#### INFORMATION PROVIDED:
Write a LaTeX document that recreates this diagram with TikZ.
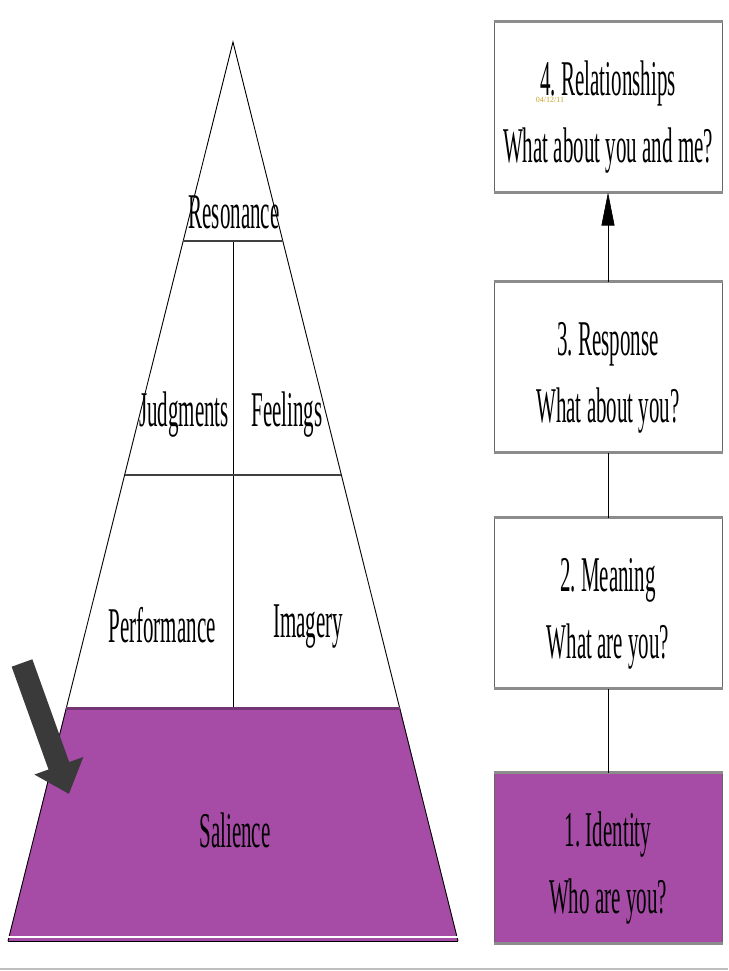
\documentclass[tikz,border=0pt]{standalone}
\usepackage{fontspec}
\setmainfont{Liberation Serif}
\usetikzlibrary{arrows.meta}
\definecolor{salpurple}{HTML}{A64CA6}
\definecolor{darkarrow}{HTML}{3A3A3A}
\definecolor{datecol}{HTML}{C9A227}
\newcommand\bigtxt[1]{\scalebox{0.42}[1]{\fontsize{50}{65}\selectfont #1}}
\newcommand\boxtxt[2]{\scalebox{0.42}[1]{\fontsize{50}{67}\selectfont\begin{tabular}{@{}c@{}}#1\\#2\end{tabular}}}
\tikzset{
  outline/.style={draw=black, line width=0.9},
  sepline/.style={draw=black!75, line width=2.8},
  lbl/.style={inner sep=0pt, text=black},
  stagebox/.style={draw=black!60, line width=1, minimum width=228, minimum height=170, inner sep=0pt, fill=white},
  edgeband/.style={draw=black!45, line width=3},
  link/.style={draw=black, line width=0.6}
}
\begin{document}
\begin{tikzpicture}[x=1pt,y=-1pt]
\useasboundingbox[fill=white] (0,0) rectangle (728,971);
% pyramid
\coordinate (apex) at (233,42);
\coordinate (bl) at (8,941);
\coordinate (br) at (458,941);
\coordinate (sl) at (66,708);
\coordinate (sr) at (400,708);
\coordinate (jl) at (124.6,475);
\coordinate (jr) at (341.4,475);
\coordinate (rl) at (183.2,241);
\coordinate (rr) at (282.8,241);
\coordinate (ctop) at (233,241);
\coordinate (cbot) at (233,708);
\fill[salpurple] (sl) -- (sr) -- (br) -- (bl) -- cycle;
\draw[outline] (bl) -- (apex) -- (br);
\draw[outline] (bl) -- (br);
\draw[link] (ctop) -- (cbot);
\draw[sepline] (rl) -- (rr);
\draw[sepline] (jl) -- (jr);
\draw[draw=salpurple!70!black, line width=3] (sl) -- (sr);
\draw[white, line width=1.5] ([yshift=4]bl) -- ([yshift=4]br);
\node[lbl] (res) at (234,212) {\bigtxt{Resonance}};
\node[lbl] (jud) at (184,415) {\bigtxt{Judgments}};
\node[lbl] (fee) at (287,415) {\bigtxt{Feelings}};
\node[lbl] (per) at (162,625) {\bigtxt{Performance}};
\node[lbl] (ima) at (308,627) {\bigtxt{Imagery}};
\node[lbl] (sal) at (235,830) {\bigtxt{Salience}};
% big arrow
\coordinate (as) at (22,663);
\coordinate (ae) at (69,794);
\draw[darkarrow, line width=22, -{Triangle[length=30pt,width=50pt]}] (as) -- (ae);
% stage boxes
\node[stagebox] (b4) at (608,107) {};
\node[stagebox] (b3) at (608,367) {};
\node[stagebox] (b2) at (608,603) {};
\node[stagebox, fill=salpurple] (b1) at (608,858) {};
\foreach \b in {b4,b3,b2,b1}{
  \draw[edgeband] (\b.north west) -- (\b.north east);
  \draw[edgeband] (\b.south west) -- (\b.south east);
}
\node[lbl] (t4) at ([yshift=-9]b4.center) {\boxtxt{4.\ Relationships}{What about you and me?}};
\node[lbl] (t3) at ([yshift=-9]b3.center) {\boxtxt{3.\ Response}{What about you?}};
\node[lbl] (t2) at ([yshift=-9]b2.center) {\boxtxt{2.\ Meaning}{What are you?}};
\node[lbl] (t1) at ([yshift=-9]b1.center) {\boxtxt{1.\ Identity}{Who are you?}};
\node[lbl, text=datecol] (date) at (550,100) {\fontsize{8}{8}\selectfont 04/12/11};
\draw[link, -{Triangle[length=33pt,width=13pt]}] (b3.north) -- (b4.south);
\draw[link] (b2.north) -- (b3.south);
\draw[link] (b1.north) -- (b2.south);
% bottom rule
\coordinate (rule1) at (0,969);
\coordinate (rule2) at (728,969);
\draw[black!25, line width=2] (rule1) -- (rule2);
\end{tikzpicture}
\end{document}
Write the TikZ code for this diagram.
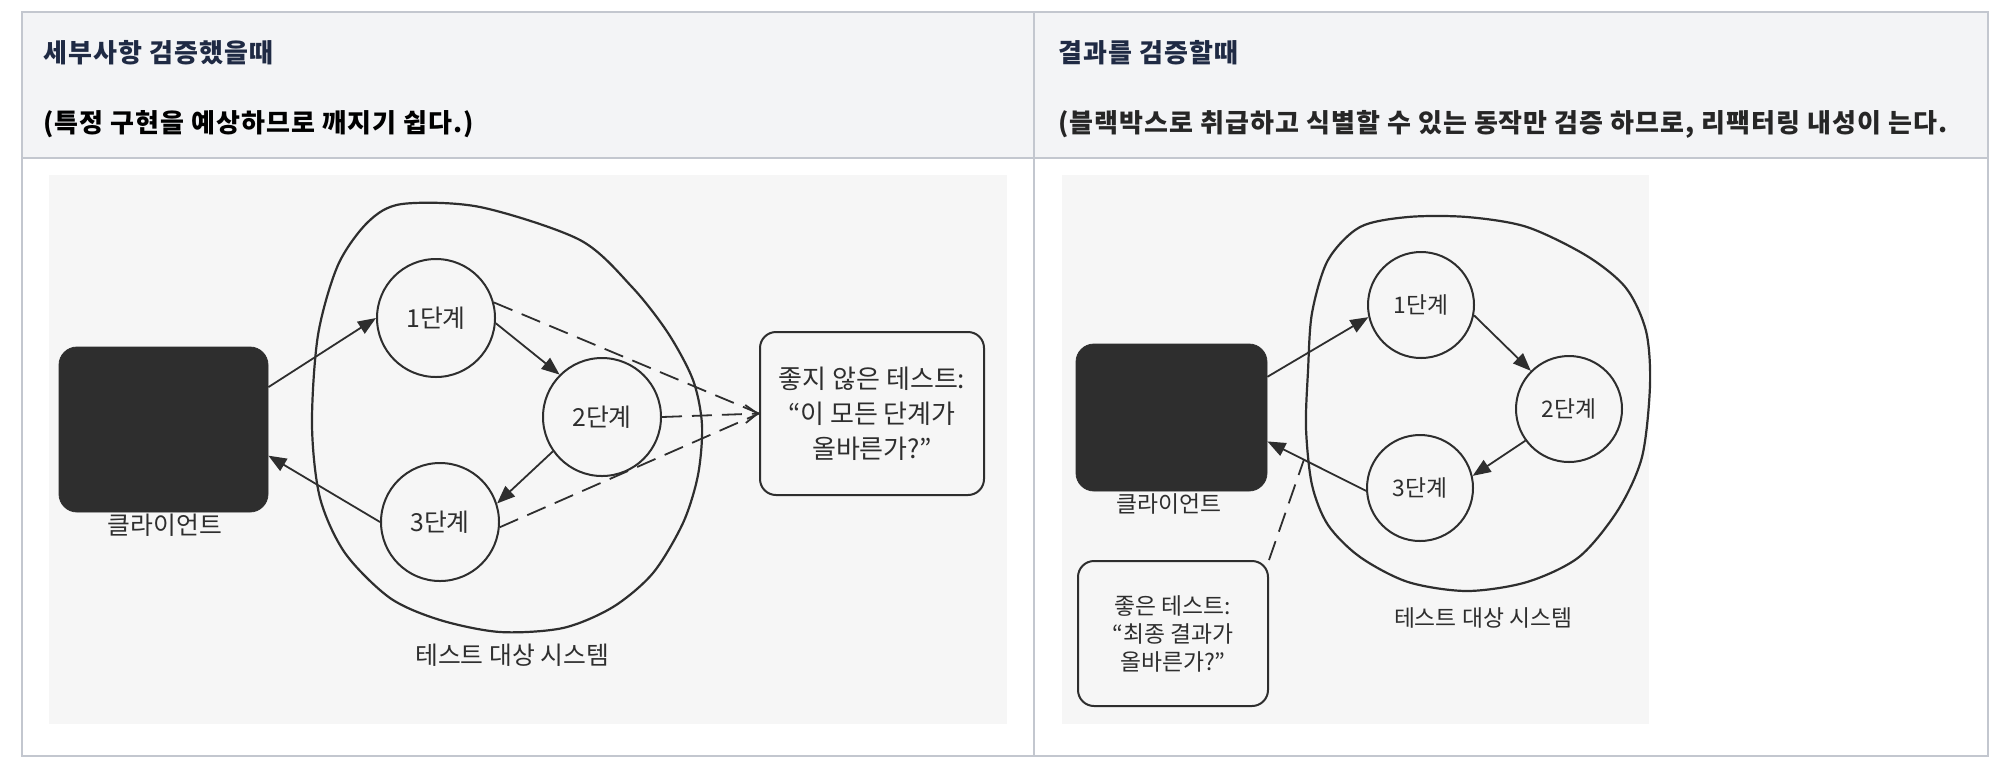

#### WHAT IS NEEDED:
Transcribe every record above exactly as written, leaving out any pictures.

#### RESPONSE BELOW:
Write a LaTeX document that recreates this diagram with TikZ.
\documentclass[tikz,border=0pt]{standalone}
\usepackage{fontspec}
\setmainfont{Liberation Serif}
\usetikzlibrary{arrows.meta}
\definecolor{salpurple}{HTML}{A64CA6}
\definecolor{darkarrow}{HTML}{3A3A3A}
\definecolor{datecol}{HTML}{C9A227}
\newcommand\bigtxt[1]{\scalebox{0.42}[1]{\fontsize{50}{65}\selectfont #1}}
\newcommand\boxtxt[2]{\scalebox{0.42}[1]{\fontsize{50}{67}\selectfont\begin{tabular}{@{}c@{}}#1\\#2\end{tabular}}}
\tikzset{
  outline/.style={draw=black, line width=0.9},
  sepline/.style={draw=black!75, line width=2.8},
  lbl/.style={inner sep=0pt, text=black},
  stagebox/.style={draw=black!60, line width=1, minimum width=228, minimum height=170, inner sep=0pt, fill=white},
  edgeband/.style={draw=black!45, line width=3},
  link/.style={draw=black, line width=0.6}
}
\begin{document}
\begin{tikzpicture}[x=1pt,y=-1pt]
\useasboundingbox[fill=white] (0,0) rectangle (728,971);
% pyramid
\coordinate (apex) at (233,42);
\coordinate (bl) at (8,941);
\coordinate (br) at (458,941);
\coordinate (sl) at (66,708);
\coordinate (sr) at (400,708);
\coordinate (jl) at (124.6,475);
\coordinate (jr) at (341.4,475);
\coordinate (rl) at (183.2,241);
\coordinate (rr) at (282.8,241);
\coordinate (ctop) at (233,241);
\coordinate (cbot) at (233,708);
\fill[salpurple] (sl) -- (sr) -- (br) -- (bl) -- cycle;
\draw[outline] (bl) -- (apex) -- (br);
\draw[outline] (bl) -- (br);
\draw[link] (ctop) -- (cbot);
\draw[sepline] (rl) -- (rr);
\draw[sepline] (jl) -- (jr);
\draw[draw=salpurple!70!black, line width=3] (sl) -- (sr);
\draw[white, line width=1.5] ([yshift=4]bl) -- ([yshift=4]br);
\node[lbl] (res) at (234,212) {\bigtxt{Resonance}};
\node[lbl] (jud) at (184,415) {\bigtxt{Judgments}};
\node[lbl] (fee) at (287,415) {\bigtxt{Feelings}};
\node[lbl] (per) at (162,625) {\bigtxt{Performance}};
\node[lbl] (ima) at (308,627) {\bigtxt{Imagery}};
\node[lbl] (sal) at (235,830) {\bigtxt{Salience}};
% big arrow
\coordinate (as) at (22,663);
\coordinate (ae) at (69,794);
\draw[darkarrow, line width=22, -{Triangle[length=30pt,width=50pt]}] (as) -- (ae);
% stage boxes
\node[stagebox] (b4) at (608,107) {};
\node[stagebox] (b3) at (608,367) {};
\node[stagebox] (b2) at (608,603) {};
\node[stagebox, fill=salpurple] (b1) at (608,858) {};
\foreach \b in {b4,b3,b2,b1}{
  \draw[edgeband] (\b.north west) -- (\b.north east);
  \draw[edgeband] (\b.south west) -- (\b.south east);
}
\node[lbl] (t4) at ([yshift=-9]b4.center) {\boxtxt{4.\ Relationships}{What about you and me?}};
\node[lbl] (t3) at ([yshift=-9]b3.center) {\boxtxt{3.\ Response}{What about you?}};
\node[lbl] (t2) at ([yshift=-9]b2.center) {\boxtxt{2.\ Meaning}{What are you?}};
\node[lbl] (t1) at ([yshift=-9]b1.center) {\boxtxt{1.\ Identity}{Who are you?}};
\node[lbl, text=datecol] (date) at (550,100) {\fontsize{8}{8}\selectfont 04/12/11};
\draw[link, -{Triangle[length=33pt,width=13pt]}] (b3.north) -- (b4.south);
\draw[link] (b2.north) -- (b3.south);
\draw[link] (b1.north) -- (b2.south);
% bottom rule
\coordinate (rule1) at (0,969);
\coordinate (rule2) at (728,969);
\draw[black!25, line width=2] (rule1) -- (rule2);
\end{tikzpicture}
\end{document}
Write the TikZ code for this diagram.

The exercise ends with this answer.